Description:
As reported by the Senate Committee on Health, Education, Labor, and Pensions on June 19, 2013
S. 959 would broaden the regulatory authority of the Food and Drug Administration (FDA) over prescription drugs. Title I would expand FDA’s oversight role relating to compounded drugs. Traditionally, compounded drugs are those products that contain ingredients that have been combined, mixed, or altered by a pharmacist to create medications that are tailored to a specific patient’s needs. The bill would authorize FDA to collect and spend fees to cover the costs of registering and inspecting certain facilities that compound drugs for human use.
Title II would require FDA to establish national standards for monitoring the movement of prescription drugs through the “drug distribution system.” That drug distribution system encompasses the network of companies that produce, handle, distribute, and dispense drug products. The legislation would impose new regulatory requirements on such companies relating to handling drug products and maintaining records of transactions, and would create notification rules concerning drugs that are potentially unsuitable for distribution. The legislation also would authorize FDA to collect and spend fees to cover the costs of licensing programs for drug wholesalers and certain third parties that provide logistics services for pharmaceutical manufacturers, wholesalers, and dispensers.
CBO estimates that implementing S. 959 would have a net discretionary cost of $31 million over the 2014–2018 period, assuming appropriation actions consistent with the bill. In addition, S. 959 could increase revenues and direct spending from criminal and civil penalties; therefore, pay-as-you-go procedures apply. However, any such collections are estimated to be insignificant in each year.
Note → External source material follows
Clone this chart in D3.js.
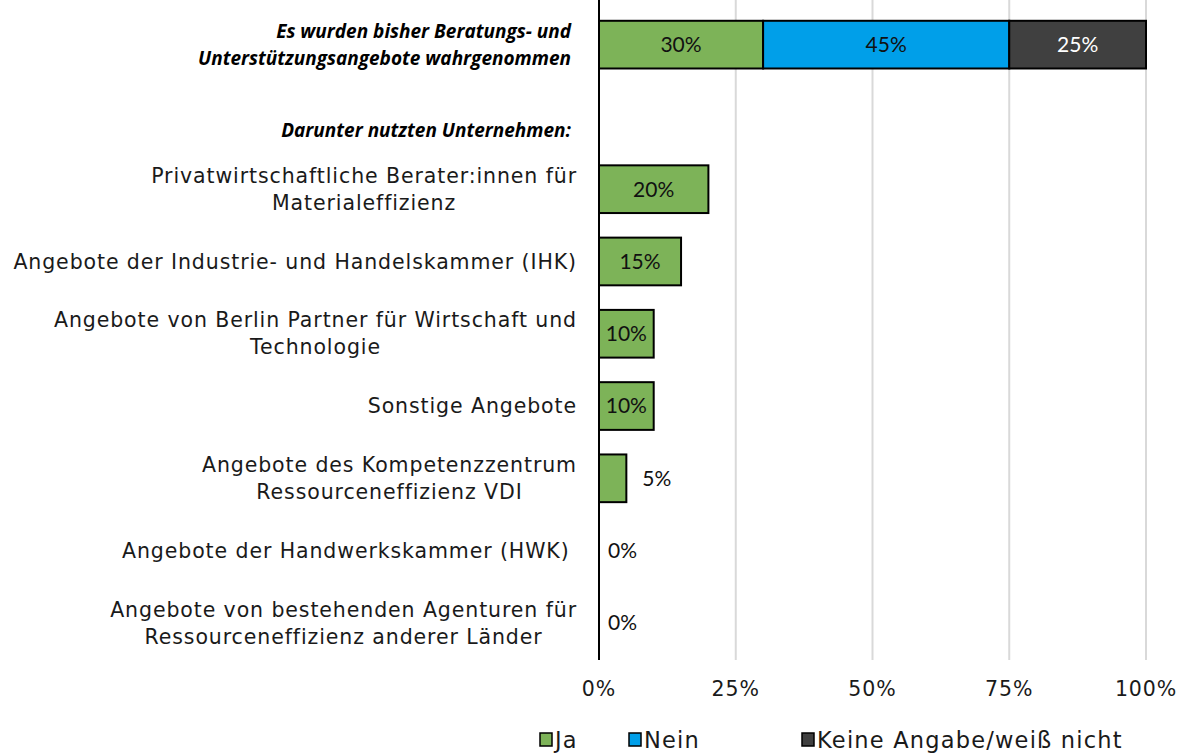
<!DOCTYPE html>
<html>
<head>
<meta charset="utf-8">
<script src="https://cdn.jsdelivr.net/npm/d3@7"></script>
<style>
  body { margin: 0; background: #fff; }
  .lab { font-family: "DejaVu Sans", Verdana, sans-serif; font-size: 20.5px; letter-spacing: 0.9px; fill: #1a1a1a; }
  .head { font-family: "Open Sans", Lato, sans-serif; font-size: 19px; font-weight: bold; font-style: italic; fill: #000; }
  .val { font-family: Lato, "Open Sans", sans-serif; font-size: 21px; }
  .leg { font-family: "DejaVu Sans", Verdana, sans-serif; font-size: 22.5px; letter-spacing: 1.2px; fill: #1a1a1a; }
</style>
</head>
<body>
<div id="chart"></div>
<script>
// row labels (each entry = lines of the wrapped label)
var rowLabels = [
  ["Es wurden bisher Beratungs- und", "Unterstützungsangebote wahrgenommen"],
  ["Darunter nutzten Unternehmen:"],
  ["Privatwirtschaftliche Berater:innen für", "Materialeffizienz"],
  ["Angebote der Industrie- und Handelskammer (IHK)"],
  ["Angebote von Berlin Partner für Wirtschaft und", "Technologie"],
  ["Sonstige Angebote"],
  ["Angebote des Kompetenzzentrum", "Ressourceneffizienz VDI"],
  ["Angebote der Handwerkskammer (HWK)\u00a0"],
  ["Angebote von bestehenden Agenturen für", "Ressourceneffizienz anderer Länder"]
];
var headRows = [0, 1];
var seriesNames = ["Ja", "Nein", "Keine Angabe/weiß nicht"];
var seriesColors = ["#7db358", "#009fe9", "#404040"];
var labelColors = ["#111", "#111", "#fff"];
// values per row: [Ja, Nein, Keine Angabe]
var ja    = [30, null, 20, 15, 10, 10, 5, 0, 0];
var nein  = [45, null, 0, 0, 0, 0, 0, 0, 0];
var keine = [25, null, 0, 0, 0, 0, 0, 0, 0];
var xTicks = [0, 25, 50, 75, 100];

var W = 1183, H = 754;
var svg = d3.select("#chart").append("svg").attr("width", W).attr("height", H);

var x = d3.scaleLinear().domain([0, 100]).range([599, 1146]);
var y = d3.scaleBand().domain(d3.range(rowLabels.length)).range([8.5, 659]).paddingInner(0.34).paddingOuter(0.17);

// grid
svg.append("g").selectAll("line").data(xTicks.slice(1)).enter().append("line")
  .attr("x1", d => x(d)).attr("x2", d => x(d))
  .attr("y1", 0).attr("y2", 660)
  .attr("stroke", "#d9d9d9").attr("stroke-width", 2);

// stacked bars
var rows = [];
rowLabels.forEach(function(l, i) {
  if (ja[i] == null) return;
  var vals = [ja[i], nein[i], keine[i]], x0 = 0;
  vals.forEach(function(v, s) {
    rows.push({row: i, s: s, x0: x0, x1: x0 + v, v: v});
    x0 += v;
  });
});

var segs = rows.filter(d => d.v > 0);
svg.append("g").selectAll("rect").data(segs).enter().append("rect")
  .attr("x", d => x(d.x0)).attr("width", d => x(d.x1) - x(d.x0))
  .attr("y", d => y(d.row)).attr("height", y.bandwidth())
  .attr("fill", d => seriesColors[d.s])
  .attr("stroke", "#000").attr("stroke-width", 2);

// value labels
var vlabs = rows.filter(d => d.s == 0 || d.v > 0);
svg.append("g").selectAll("text").data(vlabs).enter().append("text")
  .attr("class", "val")
  .attr("x", function(d) {
    if (d.v >= 10) return (x(d.x0) + x(d.x1)) / 2;
    return x(d.x1) + (d.v > 0 ? 16 : 9);
  })
  .attr("y", d => y(d.row) + y.bandwidth() / 2)
  .attr("dy", "0.35em")
  .attr("text-anchor", d => d.v >= 10 ? "middle" : "start")
  .attr("fill", d => d.v >= 10 ? labelColors[d.s] : "#111")
  .text(d => d.v + "%");

// axis line
svg.append("line").attr("x1", x(0)).attr("x2", x(0)).attr("y1", 0).attr("y2", 660)
  .attr("stroke", "#000").attr("stroke-width", 2);

// x tick labels
svg.append("g").selectAll("text").data(xTicks).enter().append("text")
  .attr("class", "lab")
  .attr("x", d => x(d)).attr("y", 696)
  .attr("text-anchor", "middle")
  .text(d => d + "%");

// row labels: headings right aligned, others centred in a right aligned block
var lg = svg.append("g").selectAll("g").data(rowLabels).enter().append("g");
lg.each(function(lines, i) {
  var head = headRows.indexOf(i) >= 0;
  var lh = 27;
  var right = head ? 571 : 577;
  var cy = y(i) + y.bandwidth() / 2 + (i == 1 ? 13 : 0);
  var t = d3.select(this).append("text")
    .attr("class", head ? "head" : "lab")
    .attr("text-anchor", head ? "end" : "middle");
  var spans = lines.map(function(s, k) {
    return t.append("tspan")
      .attr("y", cy + (k - (lines.length - 1) / 2) * lh)
      .attr("dy", "0.35em").text(s);
  });
  if (head) {
    spans.forEach(sp => sp.attr("x", right));
  } else {
    var maxW = d3.max(spans, sp => sp.node().getComputedTextLength());
    spans.forEach(sp => sp.attr("x", right - maxW / 2));
  }
});

// legend
var legX = [540, 629, 802];
var leg = svg.append("g").selectAll("g").data(seriesNames).enter().append("g")
  .attr("transform", (d, i) => "translate(" + legX[i] + ",740)");
leg.append("rect").attr("x", 0).attr("y", -7).attr("width", 12).attr("height", 13)
  .attr("fill", (d, i) => seriesColors[i]).attr("stroke", "#000").attr("stroke-width", 1.5);
leg.append("text").attr("class", "leg")
  .attr("x", 15).attr("y", 0).attr("dy", "0.35em").text(d => d);
</script>
</body>
</html>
S. 959 would impose mandates, as defined in the Unfunded Mandates Reform Act (UMRA), on both public and private-sector entities by requiring them to comply with standards for compounding prescription drugs and for monitoring the movement of prescription drugs through the distribution system. Because few public entities manufacture, distribute, or dispense prescription drugs, CBO estimates that the intergovernmental costs of the mandates would be small and below the threshold established in UMRA ($75 million in 2013, adjusted annually for inflation). CBO estimates that the costs to private entities would exceed the threshold established in UMRA ($150 million in 2013, adjusted annually for inflation).